四人合体,是若曦占主意识,她们之情感,时刻都在干扰着若曦和无泪,也时刻都可能导致合体分离。
一瞬,若曦眸闪仙光,燃灭了泪。
她,并非无情。
无泪,也并非无情,很想帮楚萱楚灵转身,很想帮她们去送送叶辰,可一旦转了身,必会分离。
苍生还需要合体的她们,需要她们稳定诸天的乾坤、遮掩人界的位置。
这,便是她们的使命,也是她们的宿命。
随星风缥缈,笼暮若曦的仙霞,一缕缕的散去了,一缕缕的湮灭了。
她,终是跌落了虚无,在坠落中,又分成了四人,皆是沉睡,皆是白发。
“送她,回大楚。”
这是无泪,在沉睡前,传出的一道微弱的神识。
无需她说,也有人去做了。
乃忘川帝女,祭了云团,带走了三人,若曦需留在大楚,才能镇住乾坤。
“赢了,诸天赢了。”
还活着的人,都踩着尸山,在摇摇晃晃中哭了,看那血色的世界,又再次映出了光明。
可这光明的代价,却是惨烈的。
这一战,诸天战死了无数人,叶辰、皇者、神将、阎罗、剑修、圣尊、帝姬、帝子......诸天九成以上的巅峰战力,都战死了。

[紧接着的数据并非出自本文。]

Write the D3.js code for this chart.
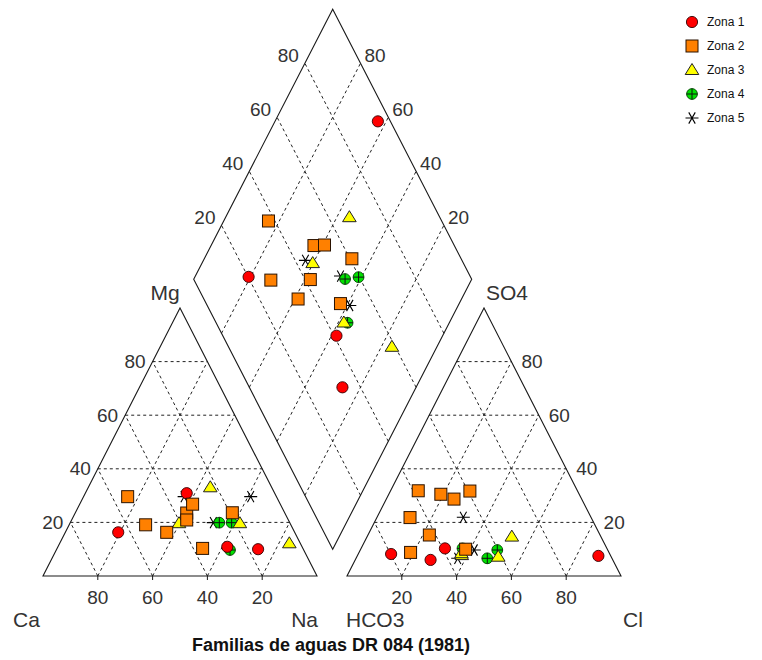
<!DOCTYPE html>
<html>
<head>
<meta charset="utf-8">
<script src="https://cdn.jsdelivr.net/npm/d3@7"></script>
<style>
html,body{margin:0;padding:0;background:#fff;}
svg{display:block;font-family:"Liberation Sans",Arial,sans-serif;}
</style>
</head>
<body>
<svg id="chart" width="762" height="660"></svg>
<script>
// ---- data (milliequivalent percentages) ----
const zoneNames = ["Zona 1", "Zona 2", "Zona 3", "Zona 4", "Zona 5"];
const zona1 = [
  {Ca:64.4, Mg:16.3, Na:19.3, HCO3:79.8, SO4:8.2,  Cl:12.0},
  {Ca:32.1, Mg:30.9, Na:37.0, HCO3:4.5,  SO4:7.5,  Cl:88.0},
  {Ca:27.3, Mg:10.9, Na:61.8, HCO3:59.1, SO4:10.3, Cl:30.6},
  {Ca:16.5, Mg:10.0, Na:73.5, HCO3:66.5, SO4:6.0,  Cl:27.5}
];
const zona2 = [
  {Ca:54.3, Mg:29.6, Na:16.1, HCO3:62.3, SO4:15.3, Cl:22.4},
  {Ca:46.7, Mg:16.3, Na:37.0, HCO3:50.5, SO4:30.5, Cl:19.0},
  {Ca:35.8, Mg:23.5, Na:40.7, HCO3:46.6, SO4:28.7, Cl:24.7},
  {Ca:36.6, Mg:10.3, Na:53.1, HCO3:39.3, SO4:31.7, Cl:29.0},
  {Ca:53.0, Mg:19.1, Na:27.9, HCO3:72.4, SO4:8.8,  Cl:18.8},
  {Ca:37.1, Mg:20.9, Na:42.0, HCO3:58.1, SO4:31.8, Cl:10.1},
  {Ca:32.0, Mg:26.8, Na:41.2, HCO3:66.1, SO4:21.8, Cl:12.1},
  {Ca:19.1, Mg:23.6, Na:57.3, HCO3:51.7, SO4:10.0, Cl:38.3}
];
const zona3 = [
  {Ca:22.4, Mg:33.1, Na:44.5, HCO3:32.5, SO4:14.7, Cl:52.8},
  {Ca:40.5, Mg:19.7, Na:39.8, HCO3:54.2, SO4:7.8,  Cl:38.0},
  {Ca:18.3, Mg:19.7, Na:62.0, HCO3:54.0, SO4:8.5,  Cl:37.5},
  {Ca:4.0,  Mg:12.2, Na:83.8, HCO3:41.2, SO4:7.2,  Cl:51.6}
];
const zona4 = [
  {Ca:25.7, Mg:19.9, Na:54.4, HCO3:45.5, SO4:6.6,  Cl:47.9},
  {Ca:21.2, Mg:19.9, Na:58.9, HCO3:40.3, SO4:9.7,  Cl:50.0},
  {Ca:26.9, Mg:9.7,  Na:63.4, HCO3:52.7, SO4:10.3, Cl:37.0}
];
const zona5 = [
  {Ca:33.7, Mg:29.6, Na:36.7, HCO3:56.3, SO4:6.6,  Cl:37.1},
  {Ca:27.9, Mg:19.9, Na:52.2, HCO3:46.6, SO4:21.9, Cl:31.5},
  {Ca:9.4,  Mg:29.6, Na:61.0, HCO3:48.7, SO4:9.7,  Cl:41.6}
];
const gridTicks = [20, 40, 60, 80];
const cationLabels = ["Mg", "Ca", "Na"];
const anionLabels = ["SO4", "HCO3", "Cl"];
const titleText = "Familias de aguas DR 084 (1981)";

// ---- layout ----
const svg = d3.select("#chart");
svg.append("rect").attr("width", 762).attr("height", 660).attr("fill", "#fff");

const baseY = 576, topY = 308;
const xCat = d3.scaleLinear().domain([0, 100]).range([43, 317]);
const xAn  = d3.scaleLinear().domain([0, 100]).range([347, 621]);
const yTri = d3.scaleLinear().domain([0, 100]).range([baseY, topY]);
const dX = d3.scaleLinear().domain([-100, 100]).range([332.7 - 139, 332.7 + 139]);
const dY = d3.scaleLinear().domain([0, 200]).range([549.3, 9.3]);

const cat = (mg, na) => [xCat(na + mg / 2), yTri(mg)];
const an  = (so4, cl) => [xAn(cl + so4 / 2), yTri(so4)];
const dia = (a, b) => [dX(b - a), dY(a + b)]; // a = Ca+Mg %, b = SO4+Cl %

const line = d3.line();
const ink = "#1a1a1a";

function drawPoly(pts) {
  svg.append("path").attr("d", line(pts) + "Z")
    .attr("fill", "none").attr("stroke", ink).attr("stroke-width", 1.1);
}
function drawDash(p, q) {
  svg.append("path").attr("d", line([p, q]))
    .attr("fill", "none").attr("stroke", "#222").attr("stroke-width", 1)
    .attr("stroke-dasharray", "3,3");
}

// grids
gridTicks.forEach(t => {
  drawDash(cat(t, 0), cat(t, 100 - t));
  drawDash(cat(0, t), cat(100 - t, t));
  drawDash(cat(0, 100 - t), cat(100 - t, 0));
  drawDash(an(t, 0), an(t, 100 - t));
  drawDash(an(0, t), an(100 - t, t));
  drawDash(an(0, 100 - t), an(100 - t, 0));
  drawDash(dia(t, 0), dia(t, 100));
  drawDash(dia(0, t), dia(100, t));
});

// outlines
drawPoly([cat(0, 0), cat(0, 100), cat(100, 0)]);
drawPoly([an(0, 0), an(0, 100), an(100, 0)]);
drawPoly([dia(0, 0), dia(100, 0), dia(100, 100), dia(0, 100)]);

// small base ticks
gridTicks.forEach(t => {
  [cat(0, 100 - t), an(0, t)].forEach(p => {
    svg.append("line").attr("x1", p[0]).attr("x2", p[0]).attr("y1", p[1]).attr("y2", p[1] + 4)
      .attr("stroke", ink).attr("stroke-width", 1);
  });
});

// tick labels
const tickFont = 19, tickColor = "#333";
function tlabel(x, y, txt, anchor) {
  svg.append("text").attr("x", x).attr("y", y).attr("dy", "0.35em")
    .attr("text-anchor", anchor).attr("font-size", tickFont).attr("fill", tickColor).text(txt);
}
gridTicks.forEach(t => {
  let p = cat(t, 0); tlabel(p[0] - 7, p[1], t, "end");          // Mg
  p = cat(0, 100 - t); tlabel(p[0], 597, t, "middle");           // Ca
  p = an(t, 100 - t); tlabel(p[0] + 10, p[1], t, "start");       // SO4
  p = an(0, t); tlabel(p[0], 597, t, "middle");                  // Cl
  p = dia(100, t); tlabel(p[0] - 6, p[1] - 8, t, "end");         // SO4+Cl
  p = dia(t, 100); tlabel(p[0] + 4, p[1] - 8, t, "start");       // Ca+Mg
});

// axis labels
const axFont = 21;
function alabel(x, y, txt, anchor) {
  svg.append("text").attr("x", x).attr("y", y).attr("text-anchor", anchor)
    .attr("font-size", axFont).attr("fill", tickColor).text(txt);
}
alabel(165, 300, cationLabels[0], "middle");
alabel(507, 300, anionLabels[0], "middle");
alabel(13, 627, cationLabels[1], "start");
alabel(318, 627, cationLabels[2], "end");
alabel(346, 627, anionLabels[1], "start");
alabel(623, 627, anionLabels[2], "start");

svg.append("text").attr("x", 331).attr("y", 651).attr("text-anchor", "middle")
  .attr("font-size", 18).attr("font-weight", "bold").attr("fill", "#111").text(titleText);

// ---- markers ----
function marker(g, type, x, y) {
  if (type === 0) {
    g.append("circle").attr("cx", x).attr("cy", y).attr("r", 5.6)
      .attr("fill", "#ff0000").attr("stroke", "#300").attr("stroke-width", 0.9);
  } else if (type === 1) {
    g.append("rect").attr("x", x - 6).attr("y", y - 6).attr("width", 12).attr("height", 12)
      .attr("fill", "#ff8000").attr("stroke", "#2a1200").attr("stroke-width", 1);
  } else if (type === 2) {
    g.append("path").attr("d", `M${x},${y - 6.5}L${x + 6.8},${y + 4.5}L${x - 6.8},${y + 4.5}Z`)
      .attr("fill", "#ffff00").attr("stroke", "#222").attr("stroke-width", 1);
  } else if (type === 3) {
    g.append("circle").attr("cx", x).attr("cy", y).attr("r", 5.4)
      .attr("fill", "#00e000").attr("stroke", "#040").attr("stroke-width", 0.9);
    g.append("path").attr("d", `M${x - 5.4},${y}H${x + 5.4}M${x},${y - 5.4}V${y + 5.4}`)
      .attr("stroke", "#111").attr("stroke-width", 1);
  } else {
    const r = 6.5, s = 6.5 * Math.sin(Math.PI / 3), c = 6.5 * Math.cos(Math.PI / 3);
    g.append("path").attr("d",
      `M${x - r},${y}H${x + r}M${x - c},${y - s}L${x + c},${y + s}M${x + c},${y - s}L${x - c},${y + s}`)
      .attr("stroke", "#000").attr("stroke-width", 1.1).attr("fill", "none");
  }
}

const zones = [zona1, zona2, zona3, zona4, zona5];
const drawOrder = [4, 3, 2, 0, 1];
const gPts = svg.append("g");
drawOrder.forEach(z => {
  zones[z].forEach(d => {
    const p1 = cat(d.Mg, d.Na);
    const p2 = an(d.SO4, d.Cl);
    const p3 = dia(d.Ca + d.Mg, d.SO4 + d.Cl);
    [p1, p2, p3].forEach(p => marker(gPts, z, p[0], p[1]));
  });
});

// legend
const lg = svg.append("g");
zoneNames.forEach((name, i) => {
  const y = 22 + i * 24;
  marker(lg, i, 692, y);
  lg.append("text").attr("x", 707).attr("y", y).attr("dy", "0.35em")
    .attr("font-size", 12).attr("fill", "#111").text(name);
});
</script>
</body>
</html>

举目四望,再难看见一个站着的准帝,再难望见一片完整的星空。
到处都是尸骨堆积的山。
到处都是鲜血淌流的河。
血色的战场,插满了残破的战旗,也埋葬了数之不尽的英魂。
“孩子。”
“爹、娘。”
“老祖。”
嚎啕大哭声,响满了人界。
那是一道道血色的人影,抱着自家的亲人,歇斯底里的呼唤着。
有太多势力、门派、种族,都是全军覆没的,或许无人为他们哭,但活着的苍生、诸天的一代代,都会记得他们,是先辈们,为后世的延续,堆出了那座血色的长城。
哎!
天冥两帝又叹息,腰背都佝偻了。
多少个沧海桑田,他们见多了厄难,也见多了出帝,但出帝时,如这般惨烈的,还是头一回。
冥冥定数,终敌不过冥冥变数,若无那场跨时空绝杀,若叶辰在当年便大成,人界何至战的这般惨。
血色的星空。
东荒女帝披头散发,一手抱着叶辰的血衣,一手抱着叶凡的铠甲,如失了魂魄,跌跌撞撞走着。
这一日,她终是成了帝,却丢了两个最亲的人,一个丈夫,一个孩子。
证了道又如何,他们,回不来了。
ps:抱歉,昨天去了趟医院,没来得及更新。